(Set task) Skipping all pictures, set down the lines of the listing from the first through the one with "import plotly.graph_objects as go".
>>
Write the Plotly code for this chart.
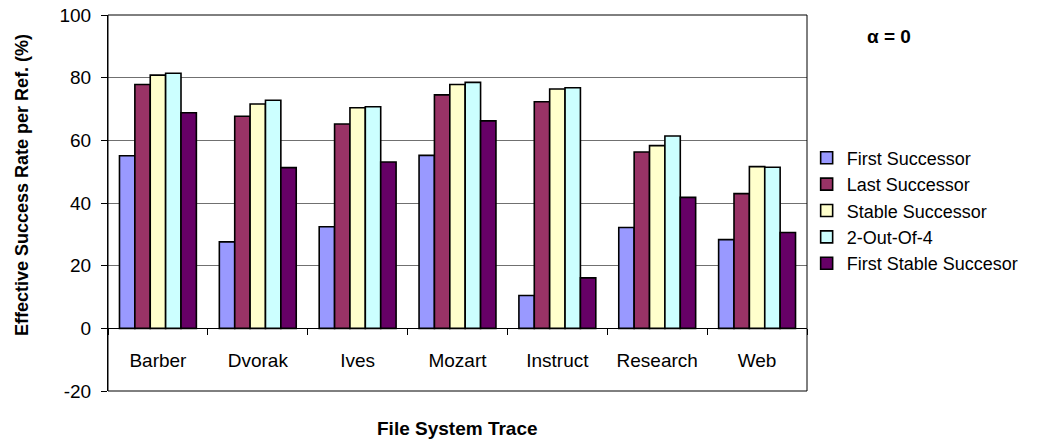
import plotly.graph_objects as go

categories = ["Barber", "Dvorak", "Ives", "Mozart", "Instruct", "Research", "Web"]
first_successor = [55.1, 27.6, 32.4, 55.2, 10.5, 32.2, 28.3]
last_successor = [77.8, 67.7, 65.2, 74.5, 72.3, 56.3, 43.0]
stable_successor = [80.8, 71.6, 70.4, 77.8, 76.4, 58.3, 51.6]
two_out_of_four = [81.4, 72.8, 70.7, 78.5, 76.8, 61.4, 51.4]
first_stable_succesor = [68.8, 51.3, 53.1, 66.2, 16.1, 41.8, 30.6]

y_tick_values = [-20, 0, 20, 40, 60, 80, 100]
y_tick_labels = ["-20", "0", "20", "40", "60", "80", "100"]

series = [
    ("First Successor", first_successor, "#9999FF"),
    ("Last Successor", last_successor, "#993366"),
    ("Stable Successor", stable_successor, "#FFFFCC"),
    ("2-Out-Of-4", two_out_of_four, "#CCFFFF"),
    ("First Stable Succesor", first_stable_succesor, "#660066"),
]

FONT = "Arial, Liberation Sans, sans-serif"

fig = go.Figure()
for name, vals, color in series:
    fig.add_trace(go.Bar(
        x=categories, y=vals, name=name,
        marker=dict(color=color, line=dict(color="black", width=1.6)),
    ))

fig.update_layout(
    width=1038, height=446,
    margin=dict(l=108, r=231, t=15, b=55, autoexpand=False),
    paper_bgcolor="white", plot_bgcolor="white",
    barmode="group", bargap=0.23, bargroupgap=0,
    font=dict(family=FONT, color="black", size=17),
    showlegend=True,
    legend=dict(x=0.9995, xanchor="left", y=0.48, yanchor="middle",
                font=dict(family=FONT, size=18, color="black"),
                bgcolor="rgba(0,0,0,0)", itemwidth=30),
    xaxis=dict(
        type="category", anchor="free", position=1/6, automargin=False,
        showline=True, linecolor="black", linewidth=1,
        ticks="outside", tickson="boundaries", ticklen=6, tickcolor="black",
        showgrid=False, ticklabelstandoff=15,
        tickfont=dict(family=FONT, size=19, color="black"),
    ),
    yaxis=dict(
        range=[-20, 100], tickvals=y_tick_values, ticktext=y_tick_labels,
        automargin=False, ticklabeloverflow="allow", ticklabelstandoff=6,
        showgrid=True, gridcolor="#707070", gridwidth=1,
        zeroline=False,
        showline=True, linecolor="black", linewidth=1,
        ticks="outside", ticklen=6, tickcolor="black",
        tickfont=dict(family=FONT, size=19, color="black"),
    ),
    shapes=[dict(type="rect", xref="paper", yref="paper", x0=0, x1=1, y0=0, y1=1,
                 line=dict(color="black", width=1), layer="above")],
    annotations=[
        dict(text="<b>α = 0</b>", xref="paper", yref="paper",
             x=(889 - 108) / 699, y=(391 - 37) / 376,
             xanchor="center", yanchor="middle", showarrow=False,
             font=dict(family=FONT, size=19, color="black")),
        dict(text="<b>File System Trace</b>", xref="paper", yref="paper",
             x=(457 - 108) / 699, y=(391 - 428) / 376,
             xanchor="center", yanchor="middle", showarrow=False,
             font=dict(family=FONT, size=19, color="black")),
        dict(text="<b>Effective Success Rate per Ref. (%)</b>", xref="paper", yref="paper",
             x=(22 - 108) / 699, y=(391 - 185) / 376, textangle=-90,
             xanchor="center", yanchor="middle", showarrow=False,
             font=dict(family=FONT, size=18, color="black")),
    ],
)

fig.write_html("out.html", config={"displayModeBar": False},
               post_script="document.body.style.margin='0';")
<<
(Exercise result)
Write the Plotly code for this chart.
import plotly.graph_objects as go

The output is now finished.